◆ PROBLEM STATEMENT:
Report the number of lines containing "matplotlib", with no other words.
"""
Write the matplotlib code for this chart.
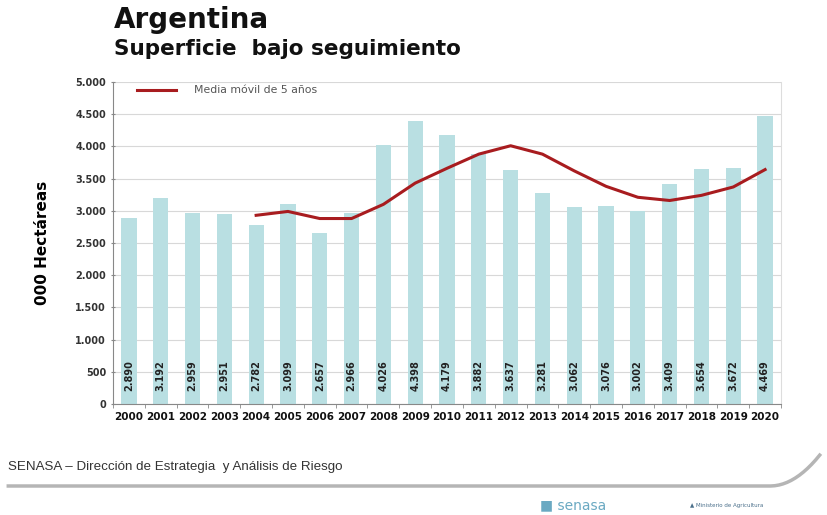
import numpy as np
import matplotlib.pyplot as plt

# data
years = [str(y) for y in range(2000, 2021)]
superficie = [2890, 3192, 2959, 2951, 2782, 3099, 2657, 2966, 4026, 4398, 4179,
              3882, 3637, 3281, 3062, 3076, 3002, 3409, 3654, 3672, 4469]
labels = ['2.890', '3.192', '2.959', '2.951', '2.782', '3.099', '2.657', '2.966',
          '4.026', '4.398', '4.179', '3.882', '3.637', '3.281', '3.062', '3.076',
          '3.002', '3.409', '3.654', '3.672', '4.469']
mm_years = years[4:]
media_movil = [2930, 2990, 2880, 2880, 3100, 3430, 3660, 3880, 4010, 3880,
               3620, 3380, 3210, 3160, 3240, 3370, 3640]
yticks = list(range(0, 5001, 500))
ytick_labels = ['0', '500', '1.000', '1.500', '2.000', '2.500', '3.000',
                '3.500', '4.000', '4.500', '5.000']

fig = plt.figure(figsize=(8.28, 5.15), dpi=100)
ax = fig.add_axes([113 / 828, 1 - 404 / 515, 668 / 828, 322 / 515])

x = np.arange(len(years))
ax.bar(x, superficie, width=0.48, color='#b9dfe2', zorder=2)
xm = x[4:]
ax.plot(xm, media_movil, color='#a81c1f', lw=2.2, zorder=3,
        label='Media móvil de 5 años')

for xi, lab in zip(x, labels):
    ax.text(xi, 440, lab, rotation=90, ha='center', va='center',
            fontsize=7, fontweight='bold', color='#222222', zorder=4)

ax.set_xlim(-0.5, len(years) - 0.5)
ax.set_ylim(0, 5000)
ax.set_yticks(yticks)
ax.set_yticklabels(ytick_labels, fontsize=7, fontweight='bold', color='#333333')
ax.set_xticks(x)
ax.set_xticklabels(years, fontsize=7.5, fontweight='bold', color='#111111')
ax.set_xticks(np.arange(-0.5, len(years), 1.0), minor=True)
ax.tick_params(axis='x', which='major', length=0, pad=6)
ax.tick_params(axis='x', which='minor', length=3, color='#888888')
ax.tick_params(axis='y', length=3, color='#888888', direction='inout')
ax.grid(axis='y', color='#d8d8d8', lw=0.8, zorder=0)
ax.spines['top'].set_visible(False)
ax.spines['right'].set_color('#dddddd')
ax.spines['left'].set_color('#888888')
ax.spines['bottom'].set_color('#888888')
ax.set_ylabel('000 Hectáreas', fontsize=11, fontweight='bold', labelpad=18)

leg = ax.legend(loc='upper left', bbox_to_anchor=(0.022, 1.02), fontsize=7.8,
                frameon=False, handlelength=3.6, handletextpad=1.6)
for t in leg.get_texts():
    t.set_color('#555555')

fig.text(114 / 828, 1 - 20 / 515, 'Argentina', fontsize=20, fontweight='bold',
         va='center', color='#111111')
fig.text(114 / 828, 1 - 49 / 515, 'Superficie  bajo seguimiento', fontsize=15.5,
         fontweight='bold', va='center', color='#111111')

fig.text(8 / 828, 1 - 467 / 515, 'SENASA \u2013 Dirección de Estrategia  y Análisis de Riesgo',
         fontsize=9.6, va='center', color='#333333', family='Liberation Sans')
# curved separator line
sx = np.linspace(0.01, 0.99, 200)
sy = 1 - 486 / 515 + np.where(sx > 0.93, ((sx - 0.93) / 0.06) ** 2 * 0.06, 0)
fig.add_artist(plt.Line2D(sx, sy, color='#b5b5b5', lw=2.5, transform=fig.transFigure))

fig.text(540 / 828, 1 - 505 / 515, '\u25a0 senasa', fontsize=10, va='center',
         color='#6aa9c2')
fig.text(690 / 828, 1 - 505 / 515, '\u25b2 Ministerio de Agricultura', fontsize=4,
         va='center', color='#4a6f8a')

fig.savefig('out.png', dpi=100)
"""
◆ EXERCISE RESULT:
2